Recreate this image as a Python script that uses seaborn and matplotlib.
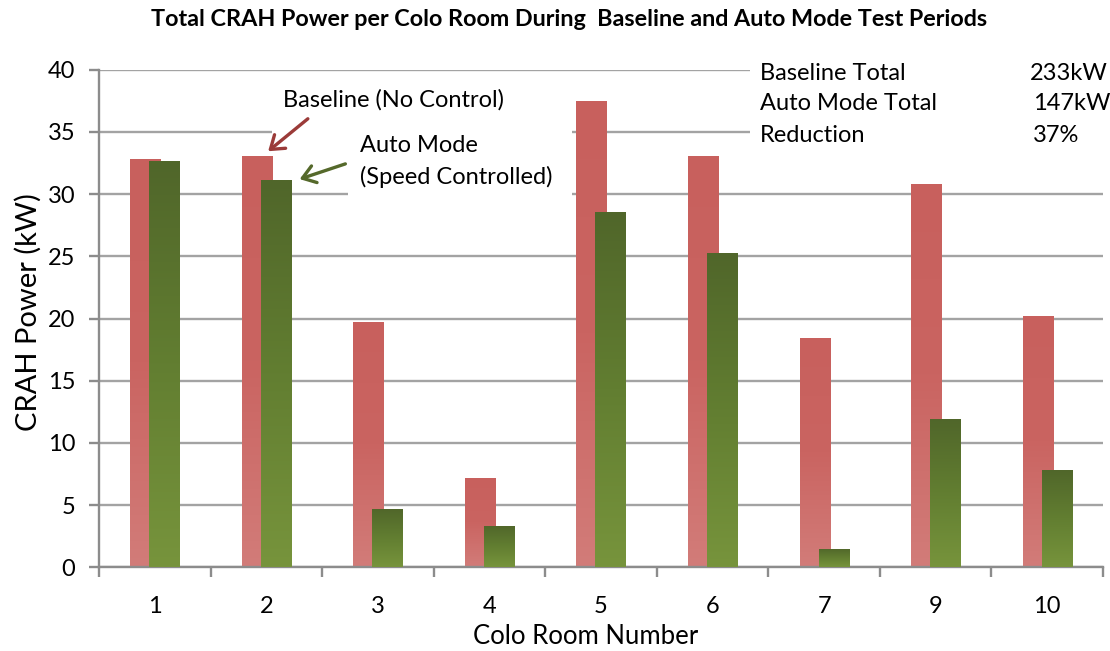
import numpy as np
import pandas as pd
import matplotlib
matplotlib.use("Agg")
import matplotlib.pyplot as plt
import seaborn as sns
from matplotlib.colors import LinearSegmentedColormap
from matplotlib.patches import Rectangle, FancyArrowPatch

# ---------------- data ----------------
rooms = ["1", "2", "3", "4", "5", "6", "7", "9", "10"]
baseline_kw = [32.8, 33.1, 19.7, 7.2, 37.5, 33.1, 18.4, 30.8, 20.2]
auto_kw = [32.7, 31.1, 4.7, 3.3, 28.6, 25.3, 1.5, 11.9, 7.8]
y_ticks = [0, 5, 10, 15, 20, 25, 30, 35, 40]
summary_labels = ["Baseline Total", "Auto Mode Total", "Reduction"]
summary_values = ["233kW", "147kW", "37%"]
title = "Total CRAH Power per Colo Room During  Baseline and Auto Mode Test Periods"

# ---------------- style ----------------
sns.set_theme(style="white")
plt.rcParams['font.family'] = ['Lato', 'DejaVu Sans']

W, H = 1110, 651
fig = plt.figure(figsize=(W / 100, H / 100), dpi=100)
L, R, T, B = 99, 1103, 69.7, 567.3
ax = fig.add_axes([L / W, 1 - B / H, (R - L) / W, (B - T) / H])

def fx(px):
    return px / W

def fy(py):
    return 1 - py / H

idx = np.arange(len(rooms))
off, bw = 0.085, 0.27
df_b = pd.DataFrame({"pos": idx - off, "kW": baseline_kw})
df_a = pd.DataFrame({"pos": idx + off, "kW": auto_kw})
sns.barplot(data=df_b, x="pos", y="kW", native_scale=True, width=bw, color="#cb6865",
            saturation=1, errorbar=None, linewidth=0, ax=ax, zorder=2)
sns.barplot(data=df_a, x="pos", y="kW", native_scale=True, width=bw, color="#607a31",
            saturation=1, errorbar=None, linewidth=0, ax=ax, zorder=3)

# gradients
cmap_b = LinearSegmentedColormap.from_list("b", ["#d27c79", "#ca6461", "#c8605d"])
cmap_a = LinearSegmentedColormap.from_list("a", ["#77943c", "#627e31", "#50662a"])
grad = np.linspace(0, 1, 256).reshape(-1, 1)
patches = list(ax.patches)
for i, p in enumerate(patches):
    cmap = cmap_b if i < len(rooms) else cmap_a
    x0, y0, w, h = p.get_x(), p.get_y(), p.get_width(), p.get_height()
    im = ax.imshow(grad, cmap=cmap, extent=[x0, x0 + w, y0, y0 + h], origin="lower",
                   aspect="auto", zorder=p.get_zorder() + 0.1, interpolation="bilinear")
    im.set_clip_path(p)
ax.set_xlim(-0.5, len(rooms) - 0.5)
ax.set_ylim(0, 40)

# grid, spines, ticks
ax.set_axisbelow(True)
ax.yaxis.grid(True, color="#a3a3a3", linewidth=1.7)
ax.xaxis.grid(False)
for s in ["top", "right"]:
    ax.spines[s].set_visible(False)
for s in ["left", "bottom"]:
    ax.spines[s].set_color("#8c8c8c")
    ax.spines[s].set_linewidth(1.7)

ax.set_yticks(y_ticks)
ax.set_yticklabels([str(v) for v in y_ticks])
ax.tick_params(axis="y", left=True, direction="out", length=7, width=1.7,
               color="#8c8c8c", labelsize=17, pad=10, labelcolor="black")
ax.set_xticks(idx)
ax.set_xticklabels(rooms)
ax.tick_params(axis="x", which="major", bottom=False, length=0, pad=21,
               labelsize=17, labelcolor="black")
ax.set_xticks(np.arange(-0.5, len(rooms), 1), minor=True)
ax.tick_params(axis="x", which="minor", bottom=True, direction="out", length=7,
               width=1.7, color="#8c8c8c")

ax.set_xlabel("Colo Room Number", fontsize=18.5, color="black", va="center")
ax.xaxis.set_label_coords((586 - L) / (R - L), (B - 637) / (B - T))
ax.set_ylabel("CRAH Power (kW)", fontsize=21, color="black", va="center",
              rotation_mode="default")
ax.yaxis.set_label_coords((28 - L) / (R - L), (B - 312) / (B - T))

# white boxes behind annotations (hide grid segments)
for (x0, y0, x1, y1) in [(272, 84, 572, 142), (348, 140, 572, 202), (750, 52, 1110, 150)]:
    ax.add_patch(Rectangle((fx(x0), fy(y1)), fx(x1) - fx(x0), fy(y0) - fy(y1),
                           transform=fig.transFigure, facecolor="white",
                           edgecolor="none", zorder=1, clip_on=False))

# title
fig.text(fx(569), fy(19), title, ha="center", va="center", fontsize=16.8,
         fontweight="bold", color="black")

# summary
for i, (lab, val) in enumerate(zip(summary_labels, summary_values)):
    yy = 73 + i * 31
    fig.text(fx(760), fy(yy), lab, ha="left", va="center", fontsize=17, color="black")
    fig.text(fx(1030 if i == 0 else 1033), fy(yy), val, ha="left", va="center",
             fontsize=17, color="black")

# annotations
fig.text(fx(283), fy(100), "Baseline (No Control)", ha="left", va="center",
         fontsize=17, color="black")
fig.text(fx(360), fy(146), "Auto Mode", ha="left", va="center", fontsize=17, color="black")
fig.text(fx(360), fy(177), "(Speed Controlled)", ha="left", va="center",
         fontsize=17, color="black")
for (p0, p1, col) in [((310, 117), (266, 153), "#9b3b39"), ((348, 163), (297, 180), "#55692b")]:
    arr = FancyArrowPatch((fx(p0[0]), fy(p0[1])), (fx(p1[0]), fy(p1[1])),
                          transform=fig.transFigure, arrowstyle="->,head_length=5,head_width=3.5",
                          color=col, linewidth=2.4, mutation_scale=1.8)
    fig.add_artist(arr)

fig.savefig("out.png", dpi=100)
□ □ □
- [Aim of the task]:
Reproduce the whole listing word for word, setting aside any pictures.

- [Solution for this problem]:
Recreate this image as a Python script that uses seaborn and matplotlib.
import numpy as np
import pandas as pd
import matplotlib
matplotlib.use("Agg")
import matplotlib.pyplot as plt
import seaborn as sns
from matplotlib.colors import LinearSegmentedColormap
from matplotlib.patches import Rectangle, FancyArrowPatch

# ---------------- data ----------------
rooms = ["1", "2", "3", "4", "5", "6", "7", "9", "10"]
baseline_kw = [32.8, 33.1, 19.7, 7.2, 37.5, 33.1, 18.4, 30.8, 20.2]
auto_kw = [32.7, 31.1, 4.7, 3.3, 28.6, 25.3, 1.5, 11.9, 7.8]
y_ticks = [0, 5, 10, 15, 20, 25, 30, 35, 40]
summary_labels = ["Baseline Total", "Auto Mode Total", "Reduction"]
summary_values = ["233kW", "147kW", "37%"]
title = "Total CRAH Power per Colo Room During  Baseline and Auto Mode Test Periods"

# ---------------- style ----------------
sns.set_theme(style="white")
plt.rcParams['font.family'] = ['Lato', 'DejaVu Sans']

W, H = 1110, 651
fig = plt.figure(figsize=(W / 100, H / 100), dpi=100)
L, R, T, B = 99, 1103, 69.7, 567.3
ax = fig.add_axes([L / W, 1 - B / H, (R - L) / W, (B - T) / H])

def fx(px):
    return px / W

def fy(py):
    return 1 - py / H

idx = np.arange(len(rooms))
off, bw = 0.085, 0.27
df_b = pd.DataFrame({"pos": idx - off, "kW": baseline_kw})
df_a = pd.DataFrame({"pos": idx + off, "kW": auto_kw})
sns.barplot(data=df_b, x="pos", y="kW", native_scale=True, width=bw, color="#cb6865",
            saturation=1, errorbar=None, linewidth=0, ax=ax, zorder=2)
sns.barplot(data=df_a, x="pos", y="kW", native_scale=True, width=bw, color="#607a31",
            saturation=1, errorbar=None, linewidth=0, ax=ax, zorder=3)

# gradients
cmap_b = LinearSegmentedColormap.from_list("b", ["#d27c79", "#ca6461", "#c8605d"])
cmap_a = LinearSegmentedColormap.from_list("a", ["#77943c", "#627e31", "#50662a"])
grad = np.linspace(0, 1, 256).reshape(-1, 1)
patches = list(ax.patches)
for i, p in enumerate(patches):
    cmap = cmap_b if i < len(rooms) else cmap_a
    x0, y0, w, h = p.get_x(), p.get_y(), p.get_width(), p.get_height()
    im = ax.imshow(grad, cmap=cmap, extent=[x0, x0 + w, y0, y0 + h], origin="lower",
                   aspect="auto", zorder=p.get_zorder() + 0.1, interpolation="bilinear")
    im.set_clip_path(p)
ax.set_xlim(-0.5, len(rooms) - 0.5)
ax.set_ylim(0, 40)

# grid, spines, ticks
ax.set_axisbelow(True)
ax.yaxis.grid(True, color="#a3a3a3", linewidth=1.7)
ax.xaxis.grid(False)
for s in ["top", "right"]:
    ax.spines[s].set_visible(False)
for s in ["left", "bottom"]:
    ax.spines[s].set_color("#8c8c8c")
    ax.spines[s].set_linewidth(1.7)

ax.set_yticks(y_ticks)
ax.set_yticklabels([str(v) for v in y_ticks])
ax.tick_params(axis="y", left=True, direction="out", length=7, width=1.7,
               color="#8c8c8c", labelsize=17, pad=10, labelcolor="black")
ax.set_xticks(idx)
ax.set_xticklabels(rooms)
ax.tick_params(axis="x", which="major", bottom=False, length=0, pad=21,
               labelsize=17, labelcolor="black")
ax.set_xticks(np.arange(-0.5, len(rooms), 1), minor=True)
ax.tick_params(axis="x", which="minor", bottom=True, direction="out", length=7,
               width=1.7, color="#8c8c8c")

ax.set_xlabel("Colo Room Number", fontsize=18.5, color="black", va="center")
ax.xaxis.set_label_coords((586 - L) / (R - L), (B - 637) / (B - T))
ax.set_ylabel("CRAH Power (kW)", fontsize=21, color="black", va="center",
              rotation_mode="default")
ax.yaxis.set_label_coords((28 - L) / (R - L), (B - 312) / (B - T))

# white boxes behind annotations (hide grid segments)
for (x0, y0, x1, y1) in [(272, 84, 572, 142), (348, 140, 572, 202), (750, 52, 1110, 150)]:
    ax.add_patch(Rectangle((fx(x0), fy(y1)), fx(x1) - fx(x0), fy(y0) - fy(y1),
                           transform=fig.transFigure, facecolor="white",
                           edgecolor="none", zorder=1, clip_on=False))

# title
fig.text(fx(569), fy(19), title, ha="center", va="center", fontsize=16.8,
         fontweight="bold", color="black")

# summary
for i, (lab, val) in enumerate(zip(summary_labels, summary_values)):
    yy = 73 + i * 31
    fig.text(fx(760), fy(yy), lab, ha="left", va="center", fontsize=17, color="black")
    fig.text(fx(1030 if i == 0 else 1033), fy(yy), val, ha="left", va="center",
             fontsize=17, color="black")

# annotations
fig.text(fx(283), fy(100), "Baseline (No Control)", ha="left", va="center",
         fontsize=17, color="black")
fig.text(fx(360), fy(146), "Auto Mode", ha="left", va="center", fontsize=17, color="black")
fig.text(fx(360), fy(177), "(Speed Controlled)", ha="left", va="center",
         fontsize=17, color="black")
for (p0, p1, col) in [((310, 117), (266, 153), "#9b3b39"), ((348, 163), (297, 180), "#55692b")]:
    arr = FancyArrowPatch((fx(p0[0]), fy(p0[1])), (fx(p1[0]), fy(p1[1])),
                          transform=fig.transFigure, arrowstyle="->,head_length=5,head_width=3.5",
                          color=col, linewidth=2.4, mutation_scale=1.8)
    fig.add_artist(arr)

fig.savefig("out.png", dpi=100)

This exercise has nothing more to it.